SUPPLIED INFORMATION –

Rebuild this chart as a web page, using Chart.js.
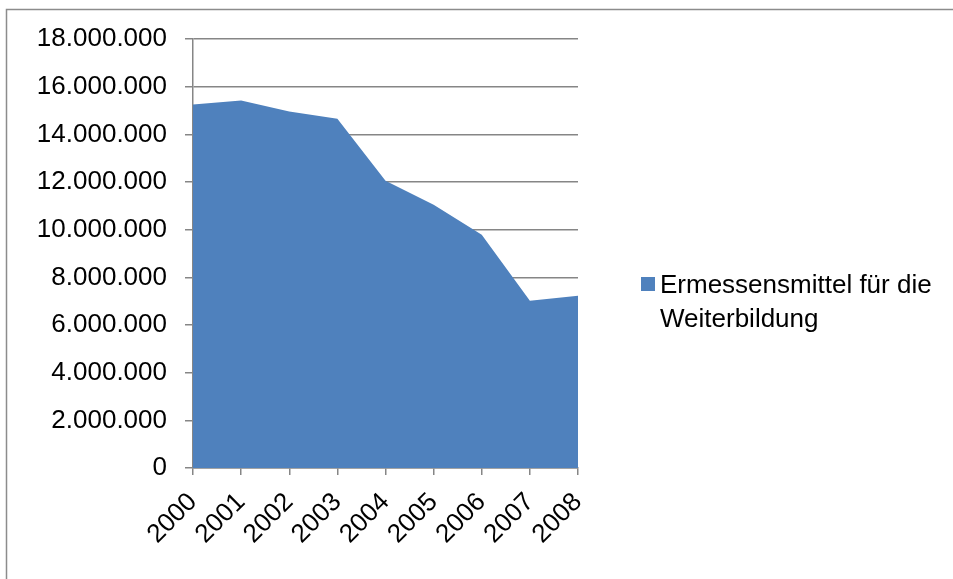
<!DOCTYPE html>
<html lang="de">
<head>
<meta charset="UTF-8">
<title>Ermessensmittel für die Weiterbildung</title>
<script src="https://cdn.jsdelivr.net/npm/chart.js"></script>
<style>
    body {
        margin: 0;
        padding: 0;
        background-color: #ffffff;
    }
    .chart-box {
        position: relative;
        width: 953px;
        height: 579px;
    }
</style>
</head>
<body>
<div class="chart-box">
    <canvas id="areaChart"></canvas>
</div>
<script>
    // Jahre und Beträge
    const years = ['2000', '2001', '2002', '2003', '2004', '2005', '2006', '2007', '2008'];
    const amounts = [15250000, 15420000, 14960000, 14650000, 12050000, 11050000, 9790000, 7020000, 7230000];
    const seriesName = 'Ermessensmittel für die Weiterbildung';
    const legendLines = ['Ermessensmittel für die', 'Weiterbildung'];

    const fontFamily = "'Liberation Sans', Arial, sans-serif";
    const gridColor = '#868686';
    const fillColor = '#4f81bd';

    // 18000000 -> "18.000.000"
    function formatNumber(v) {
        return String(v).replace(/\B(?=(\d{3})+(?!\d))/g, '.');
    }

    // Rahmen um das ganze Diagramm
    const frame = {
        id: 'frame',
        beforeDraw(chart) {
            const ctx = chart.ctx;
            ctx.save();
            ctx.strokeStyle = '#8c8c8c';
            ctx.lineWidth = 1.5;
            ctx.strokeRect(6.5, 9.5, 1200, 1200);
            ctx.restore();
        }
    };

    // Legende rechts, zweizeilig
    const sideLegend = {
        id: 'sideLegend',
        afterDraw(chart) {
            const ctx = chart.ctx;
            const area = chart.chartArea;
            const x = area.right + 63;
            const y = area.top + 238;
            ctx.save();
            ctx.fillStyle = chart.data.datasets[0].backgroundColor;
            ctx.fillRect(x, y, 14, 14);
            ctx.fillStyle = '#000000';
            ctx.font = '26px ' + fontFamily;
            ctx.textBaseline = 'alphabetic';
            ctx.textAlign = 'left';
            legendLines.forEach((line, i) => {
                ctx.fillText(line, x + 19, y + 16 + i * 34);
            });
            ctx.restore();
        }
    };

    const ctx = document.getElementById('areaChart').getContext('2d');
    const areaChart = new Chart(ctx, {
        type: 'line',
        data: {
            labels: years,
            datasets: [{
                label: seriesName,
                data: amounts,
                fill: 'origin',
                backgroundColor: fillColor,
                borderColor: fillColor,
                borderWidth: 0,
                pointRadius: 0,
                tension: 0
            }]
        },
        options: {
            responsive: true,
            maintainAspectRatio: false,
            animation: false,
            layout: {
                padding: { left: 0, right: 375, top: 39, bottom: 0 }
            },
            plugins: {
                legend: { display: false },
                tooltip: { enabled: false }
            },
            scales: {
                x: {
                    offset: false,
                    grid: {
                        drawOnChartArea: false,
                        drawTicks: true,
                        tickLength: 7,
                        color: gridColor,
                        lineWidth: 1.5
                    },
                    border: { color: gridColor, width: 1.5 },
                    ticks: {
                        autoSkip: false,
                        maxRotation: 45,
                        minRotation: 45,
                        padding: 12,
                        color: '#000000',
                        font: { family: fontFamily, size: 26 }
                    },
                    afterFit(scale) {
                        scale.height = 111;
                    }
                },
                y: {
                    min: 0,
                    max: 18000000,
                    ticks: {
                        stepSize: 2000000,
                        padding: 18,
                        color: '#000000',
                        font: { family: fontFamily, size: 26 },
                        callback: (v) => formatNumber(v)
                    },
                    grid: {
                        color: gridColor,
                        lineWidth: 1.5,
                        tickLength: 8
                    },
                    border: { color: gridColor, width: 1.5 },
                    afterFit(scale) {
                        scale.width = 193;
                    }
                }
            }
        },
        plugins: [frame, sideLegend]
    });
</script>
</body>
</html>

SHORT PROBLEM –
Give back every line exactly as it stands, pictures excluded.

EXERCISE SOLUTION –
Rebuild this chart as a web page, using Chart.js.
<!DOCTYPE html>
<html lang="de">
<head>
<meta charset="UTF-8">
<title>Ermessensmittel für die Weiterbildung</title>
<script src="https://cdn.jsdelivr.net/npm/chart.js"></script>
<style>
    body {
        margin: 0;
        padding: 0;
        background-color: #ffffff;
    }
    .chart-box {
        position: relative;
        width: 953px;
        height: 579px;
    }
</style>
</head>
<body>
<div class="chart-box">
    <canvas id="areaChart"></canvas>
</div>
<script>
    // Jahre und Beträge
    const years = ['2000', '2001', '2002', '2003', '2004', '2005', '2006', '2007', '2008'];
    const amounts = [15250000, 15420000, 14960000, 14650000, 12050000, 11050000, 9790000, 7020000, 7230000];
    const seriesName = 'Ermessensmittel für die Weiterbildung';
    const legendLines = ['Ermessensmittel für die', 'Weiterbildung'];

    const fontFamily = "'Liberation Sans', Arial, sans-serif";
    const gridColor = '#868686';
    const fillColor = '#4f81bd';

    // 18000000 -> "18.000.000"
    function formatNumber(v) {
        return String(v).replace(/\B(?=(\d{3})+(?!\d))/g, '.');
    }

    // Rahmen um das ganze Diagramm
    const frame = {
        id: 'frame',
        beforeDraw(chart) {
            const ctx = chart.ctx;
            ctx.save();
            ctx.strokeStyle = '#8c8c8c';
            ctx.lineWidth = 1.5;
            ctx.strokeRect(6.5, 9.5, 1200, 1200);
            ctx.restore();
        }
    };

    // Legende rechts, zweizeilig
    const sideLegend = {
        id: 'sideLegend',
        afterDraw(chart) {
            const ctx = chart.ctx;
            const area = chart.chartArea;
            const x = area.right + 63;
            const y = area.top + 238;
            ctx.save();
            ctx.fillStyle = chart.data.datasets[0].backgroundColor;
            ctx.fillRect(x, y, 14, 14);
            ctx.fillStyle = '#000000';
            ctx.font = '26px ' + fontFamily;
            ctx.textBaseline = 'alphabetic';
            ctx.textAlign = 'left';
            legendLines.forEach((line, i) => {
                ctx.fillText(line, x + 19, y + 16 + i * 34);
            });
            ctx.restore();
        }
    };

    const ctx = document.getElementById('areaChart').getContext('2d');
    const areaChart = new Chart(ctx, {
        type: 'line',
        data: {
            labels: years,
            datasets: [{
                label: seriesName,
                data: amounts,
                fill: 'origin',
                backgroundColor: fillColor,
                borderColor: fillColor,
                borderWidth: 0,
                pointRadius: 0,
                tension: 0
            }]
        },
        options: {
            responsive: true,
            maintainAspectRatio: false,
            animation: false,
            layout: {
                padding: { left: 0, right: 375, top: 39, bottom: 0 }
            },
            plugins: {
                legend: { display: false },
                tooltip: { enabled: false }
            },
            scales: {
                x: {
                    offset: false,
                    grid: {
                        drawOnChartArea: false,
                        drawTicks: true,
                        tickLength: 7,
                        color: gridColor,
                        lineWidth: 1.5
                    },
                    border: { color: gridColor, width: 1.5 },
                    ticks: {
                        autoSkip: false,
                        maxRotation: 45,
                        minRotation: 45,
                        padding: 12,
                        color: '#000000',
                        font: { family: fontFamily, size: 26 }
                    },
                    afterFit(scale) {
                        scale.height = 111;
                    }
                },
                y: {
                    min: 0,
                    max: 18000000,
                    ticks: {
                        stepSize: 2000000,
                        padding: 18,
                        color: '#000000',
                        font: { family: fontFamily, size: 26 },
                        callback: (v) => formatNumber(v)
                    },
                    grid: {
                        color: gridColor,
                        lineWidth: 1.5,
                        tickLength: 8
                    },
                    border: { color: gridColor, width: 1.5 },
                    afterFit(scale) {
                        scale.width = 193;
                    }
                }
            }
        },
        plugins: [frame, sideLegend]
    });
</script>
</body>
</html>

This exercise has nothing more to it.